• **DIRECTION**
Images are not part of the copy; write out the rest of the data exactly as given.

-------------------------

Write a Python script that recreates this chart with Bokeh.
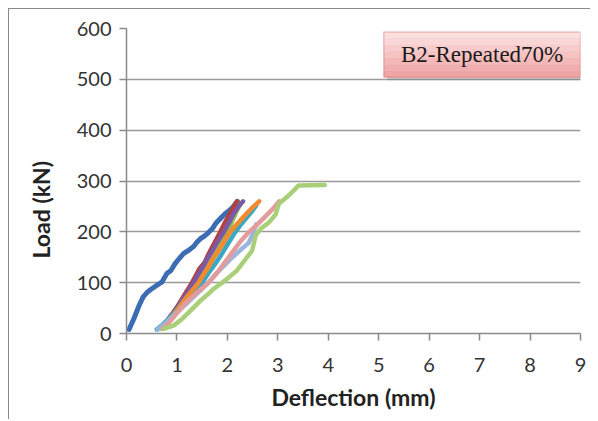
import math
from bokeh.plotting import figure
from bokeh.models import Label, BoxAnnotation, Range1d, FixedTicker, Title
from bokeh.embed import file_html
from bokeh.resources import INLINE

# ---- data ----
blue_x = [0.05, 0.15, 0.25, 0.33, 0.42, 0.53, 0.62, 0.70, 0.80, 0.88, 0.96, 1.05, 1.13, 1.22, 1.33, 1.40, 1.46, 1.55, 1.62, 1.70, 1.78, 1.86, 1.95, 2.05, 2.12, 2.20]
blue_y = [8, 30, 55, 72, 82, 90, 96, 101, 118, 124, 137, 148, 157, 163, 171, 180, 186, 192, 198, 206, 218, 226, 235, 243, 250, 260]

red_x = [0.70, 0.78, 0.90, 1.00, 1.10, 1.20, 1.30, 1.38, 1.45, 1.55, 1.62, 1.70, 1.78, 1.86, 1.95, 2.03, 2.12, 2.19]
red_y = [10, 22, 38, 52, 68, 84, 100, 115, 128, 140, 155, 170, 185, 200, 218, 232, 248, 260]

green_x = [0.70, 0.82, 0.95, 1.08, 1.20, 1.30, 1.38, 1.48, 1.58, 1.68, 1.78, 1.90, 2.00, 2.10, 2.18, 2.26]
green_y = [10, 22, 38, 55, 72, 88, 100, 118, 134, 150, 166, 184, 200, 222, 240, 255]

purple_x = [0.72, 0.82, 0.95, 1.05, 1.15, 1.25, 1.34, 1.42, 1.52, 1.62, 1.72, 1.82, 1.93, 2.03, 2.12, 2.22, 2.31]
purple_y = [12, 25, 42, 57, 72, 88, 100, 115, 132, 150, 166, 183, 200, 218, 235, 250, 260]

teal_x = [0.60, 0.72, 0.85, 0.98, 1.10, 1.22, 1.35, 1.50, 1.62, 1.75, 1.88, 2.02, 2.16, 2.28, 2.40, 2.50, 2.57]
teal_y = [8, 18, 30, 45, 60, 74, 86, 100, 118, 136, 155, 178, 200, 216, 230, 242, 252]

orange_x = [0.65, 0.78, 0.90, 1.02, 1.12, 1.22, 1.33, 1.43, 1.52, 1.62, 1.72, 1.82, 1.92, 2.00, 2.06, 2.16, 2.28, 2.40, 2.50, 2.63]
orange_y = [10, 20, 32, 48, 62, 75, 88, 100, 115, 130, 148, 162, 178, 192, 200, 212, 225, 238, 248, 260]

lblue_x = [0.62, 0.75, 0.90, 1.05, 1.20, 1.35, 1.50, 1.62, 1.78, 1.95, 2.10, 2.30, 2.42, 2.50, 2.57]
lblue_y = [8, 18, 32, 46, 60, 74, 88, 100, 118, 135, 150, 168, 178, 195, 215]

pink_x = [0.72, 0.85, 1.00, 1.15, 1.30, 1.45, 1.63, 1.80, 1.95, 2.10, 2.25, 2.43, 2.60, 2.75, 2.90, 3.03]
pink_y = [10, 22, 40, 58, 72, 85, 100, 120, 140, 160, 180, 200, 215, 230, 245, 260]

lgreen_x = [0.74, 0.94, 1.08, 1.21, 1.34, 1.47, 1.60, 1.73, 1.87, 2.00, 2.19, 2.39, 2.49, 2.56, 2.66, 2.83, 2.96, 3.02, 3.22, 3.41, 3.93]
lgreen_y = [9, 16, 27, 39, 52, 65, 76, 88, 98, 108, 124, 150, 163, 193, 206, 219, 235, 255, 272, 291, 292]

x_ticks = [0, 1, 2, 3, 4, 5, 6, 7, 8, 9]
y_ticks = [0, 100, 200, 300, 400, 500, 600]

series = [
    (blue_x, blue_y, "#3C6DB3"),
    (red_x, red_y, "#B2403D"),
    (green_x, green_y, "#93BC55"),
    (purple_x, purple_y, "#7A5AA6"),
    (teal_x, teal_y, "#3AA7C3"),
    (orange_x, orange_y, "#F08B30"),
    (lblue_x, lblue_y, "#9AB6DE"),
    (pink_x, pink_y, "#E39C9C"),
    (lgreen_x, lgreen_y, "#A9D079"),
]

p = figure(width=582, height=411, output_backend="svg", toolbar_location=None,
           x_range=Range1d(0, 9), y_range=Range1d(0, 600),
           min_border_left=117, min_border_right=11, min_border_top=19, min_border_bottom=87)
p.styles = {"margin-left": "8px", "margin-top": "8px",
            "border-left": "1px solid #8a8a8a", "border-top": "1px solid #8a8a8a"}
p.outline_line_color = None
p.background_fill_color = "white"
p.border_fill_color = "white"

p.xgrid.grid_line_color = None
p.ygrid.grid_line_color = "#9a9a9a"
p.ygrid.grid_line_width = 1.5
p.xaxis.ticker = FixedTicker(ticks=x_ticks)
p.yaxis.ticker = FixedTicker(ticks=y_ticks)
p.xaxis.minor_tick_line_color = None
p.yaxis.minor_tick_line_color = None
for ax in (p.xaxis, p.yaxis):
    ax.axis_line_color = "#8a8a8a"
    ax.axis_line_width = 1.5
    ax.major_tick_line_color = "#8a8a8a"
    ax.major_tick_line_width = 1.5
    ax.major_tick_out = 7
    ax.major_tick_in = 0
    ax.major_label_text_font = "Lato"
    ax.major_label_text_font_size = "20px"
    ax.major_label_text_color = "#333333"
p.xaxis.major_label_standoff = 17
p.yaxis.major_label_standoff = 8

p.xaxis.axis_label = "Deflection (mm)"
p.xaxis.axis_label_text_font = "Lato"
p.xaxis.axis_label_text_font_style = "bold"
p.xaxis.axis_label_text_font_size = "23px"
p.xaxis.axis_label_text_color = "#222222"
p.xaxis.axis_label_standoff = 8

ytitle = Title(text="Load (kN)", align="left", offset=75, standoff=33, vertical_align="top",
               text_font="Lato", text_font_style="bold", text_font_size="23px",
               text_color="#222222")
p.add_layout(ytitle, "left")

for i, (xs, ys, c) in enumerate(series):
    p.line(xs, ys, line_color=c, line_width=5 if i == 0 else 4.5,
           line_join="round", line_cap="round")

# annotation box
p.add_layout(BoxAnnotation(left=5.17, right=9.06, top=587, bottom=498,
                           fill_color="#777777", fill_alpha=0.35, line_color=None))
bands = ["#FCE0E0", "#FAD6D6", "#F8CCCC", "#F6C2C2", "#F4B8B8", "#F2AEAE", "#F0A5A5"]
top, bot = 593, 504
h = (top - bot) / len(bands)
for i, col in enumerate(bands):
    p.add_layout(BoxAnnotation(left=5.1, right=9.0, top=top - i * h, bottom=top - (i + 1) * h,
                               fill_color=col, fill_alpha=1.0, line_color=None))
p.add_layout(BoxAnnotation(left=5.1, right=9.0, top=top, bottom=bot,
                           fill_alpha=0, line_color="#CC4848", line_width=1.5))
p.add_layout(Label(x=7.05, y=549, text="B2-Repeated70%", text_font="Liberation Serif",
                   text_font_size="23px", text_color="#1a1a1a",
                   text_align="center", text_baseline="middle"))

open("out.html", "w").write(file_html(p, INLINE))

-------------------------

• **THE COMPLETED TASK**
Write a Python script that recreates this chart with Bokeh.
import math
from bokeh.plotting import figure
from bokeh.models import Label, BoxAnnotation, Range1d, FixedTicker, Title
from bokeh.embed import file_html
from bokeh.resources import INLINE

# ---- data ----
blue_x = [0.05, 0.15, 0.25, 0.33, 0.42, 0.53, 0.62, 0.70, 0.80, 0.88, 0.96, 1.05, 1.13, 1.22, 1.33, 1.40, 1.46, 1.55, 1.62, 1.70, 1.78, 1.86, 1.95, 2.05, 2.12, 2.20]
blue_y = [8, 30, 55, 72, 82, 90, 96, 101, 118, 124, 137, 148, 157, 163, 171, 180, 186, 192, 198, 206, 218, 226, 235, 243, 250, 260]

red_x = [0.70, 0.78, 0.90, 1.00, 1.10, 1.20, 1.30, 1.38, 1.45, 1.55, 1.62, 1.70, 1.78, 1.86, 1.95, 2.03, 2.12, 2.19]
red_y = [10, 22, 38, 52, 68, 84, 100, 115, 128, 140, 155, 170, 185, 200, 218, 232, 248, 260]

green_x = [0.70, 0.82, 0.95, 1.08, 1.20, 1.30, 1.38, 1.48, 1.58, 1.68, 1.78, 1.90, 2.00, 2.10, 2.18, 2.26]
green_y = [10, 22, 38, 55, 72, 88, 100, 118, 134, 150, 166, 184, 200, 222, 240, 255]

purple_x = [0.72, 0.82, 0.95, 1.05, 1.15, 1.25, 1.34, 1.42, 1.52, 1.62, 1.72, 1.82, 1.93, 2.03, 2.12, 2.22, 2.31]
purple_y = [12, 25, 42, 57, 72, 88, 100, 115, 132, 150, 166, 183, 200, 218, 235, 250, 260]

teal_x = [0.60, 0.72, 0.85, 0.98, 1.10, 1.22, 1.35, 1.50, 1.62, 1.75, 1.88, 2.02, 2.16, 2.28, 2.40, 2.50, 2.57]
teal_y = [8, 18, 30, 45, 60, 74, 86, 100, 118, 136, 155, 178, 200, 216, 230, 242, 252]

orange_x = [0.65, 0.78, 0.90, 1.02, 1.12, 1.22, 1.33, 1.43, 1.52, 1.62, 1.72, 1.82, 1.92, 2.00, 2.06, 2.16, 2.28, 2.40, 2.50, 2.63]
orange_y = [10, 20, 32, 48, 62, 75, 88, 100, 115, 130, 148, 162, 178, 192, 200, 212, 225, 238, 248, 260]

lblue_x = [0.62, 0.75, 0.90, 1.05, 1.20, 1.35, 1.50, 1.62, 1.78, 1.95, 2.10, 2.30, 2.42, 2.50, 2.57]
lblue_y = [8, 18, 32, 46, 60, 74, 88, 100, 118, 135, 150, 168, 178, 195, 215]

pink_x = [0.72, 0.85, 1.00, 1.15, 1.30, 1.45, 1.63, 1.80, 1.95, 2.10, 2.25, 2.43, 2.60, 2.75, 2.90, 3.03]
pink_y = [10, 22, 40, 58, 72, 85, 100, 120, 140, 160, 180, 200, 215, 230, 245, 260]

lgreen_x = [0.74, 0.94, 1.08, 1.21, 1.34, 1.47, 1.60, 1.73, 1.87, 2.00, 2.19, 2.39, 2.49, 2.56, 2.66, 2.83, 2.96, 3.02, 3.22, 3.41, 3.93]
lgreen_y = [9, 16, 27, 39, 52, 65, 76, 88, 98, 108, 124, 150, 163, 193, 206, 219, 235, 255, 272, 291, 292]

x_ticks = [0, 1, 2, 3, 4, 5, 6, 7, 8, 9]
y_ticks = [0, 100, 200, 300, 400, 500, 600]

series = [
    (blue_x, blue_y, "#3C6DB3"),
    (red_x, red_y, "#B2403D"),
    (green_x, green_y, "#93BC55"),
    (purple_x, purple_y, "#7A5AA6"),
    (teal_x, teal_y, "#3AA7C3"),
    (orange_x, orange_y, "#F08B30"),
    (lblue_x, lblue_y, "#9AB6DE"),
    (pink_x, pink_y, "#E39C9C"),
    (lgreen_x, lgreen_y, "#A9D079"),
]

p = figure(width=582, height=411, output_backend="svg", toolbar_location=None,
           x_range=Range1d(0, 9), y_range=Range1d(0, 600),
           min_border_left=117, min_border_right=11, min_border_top=19, min_border_bottom=87)
p.styles = {"margin-left": "8px", "margin-top": "8px",
            "border-left": "1px solid #8a8a8a", "border-top": "1px solid #8a8a8a"}
p.outline_line_color = None
p.background_fill_color = "white"
p.border_fill_color = "white"

p.xgrid.grid_line_color = None
p.ygrid.grid_line_color = "#9a9a9a"
p.ygrid.grid_line_width = 1.5
p.xaxis.ticker = FixedTicker(ticks=x_ticks)
p.yaxis.ticker = FixedTicker(ticks=y_ticks)
p.xaxis.minor_tick_line_color = None
p.yaxis.minor_tick_line_color = None
for ax in (p.xaxis, p.yaxis):
    ax.axis_line_color = "#8a8a8a"
    ax.axis_line_width = 1.5
    ax.major_tick_line_color = "#8a8a8a"
    ax.major_tick_line_width = 1.5
    ax.major_tick_out = 7
    ax.major_tick_in = 0
    ax.major_label_text_font = "Lato"
    ax.major_label_text_font_size = "20px"
    ax.major_label_text_color = "#333333"
p.xaxis.major_label_standoff = 17
p.yaxis.major_label_standoff = 8

p.xaxis.axis_label = "Deflection (mm)"
p.xaxis.axis_label_text_font = "Lato"
p.xaxis.axis_label_text_font_style = "bold"
p.xaxis.axis_label_text_font_size = "23px"
p.xaxis.axis_label_text_color = "#222222"
p.xaxis.axis_label_standoff = 8

ytitle = Title(text="Load (kN)", align="left", offset=75, standoff=33, vertical_align="top",
               text_font="Lato", text_font_style="bold", text_font_size="23px",
               text_color="#222222")
p.add_layout(ytitle, "left")

for i, (xs, ys, c) in enumerate(series):
    p.line(xs, ys, line_color=c, line_width=5 if i == 0 else 4.5,
           line_join="round", line_cap="round")

# annotation box
p.add_layout(BoxAnnotation(left=5.17, right=9.06, top=587, bottom=498,
                           fill_color="#777777", fill_alpha=0.35, line_color=None))
bands = ["#FCE0E0", "#FAD6D6", "#F8CCCC", "#F6C2C2", "#F4B8B8", "#F2AEAE", "#F0A5A5"]
top, bot = 593, 504
h = (top - bot) / len(bands)
for i, col in enumerate(bands):
    p.add_layout(BoxAnnotation(left=5.1, right=9.0, top=top - i * h, bottom=top - (i + 1) * h,
                               fill_color=col, fill_alpha=1.0, line_color=None))
p.add_layout(BoxAnnotation(left=5.1, right=9.0, top=top, bottom=bot,
                           fill_alpha=0, line_color="#CC4848", line_width=1.5))
p.add_layout(Label(x=7.05, y=549, text="B2-Repeated70%", text_font="Liberation Serif",
                   text_font_size="23px", text_color="#1a1a1a",
                   text_align="center", text_baseline="middle"))

open("out.html", "w").write(file_html(p, INLINE))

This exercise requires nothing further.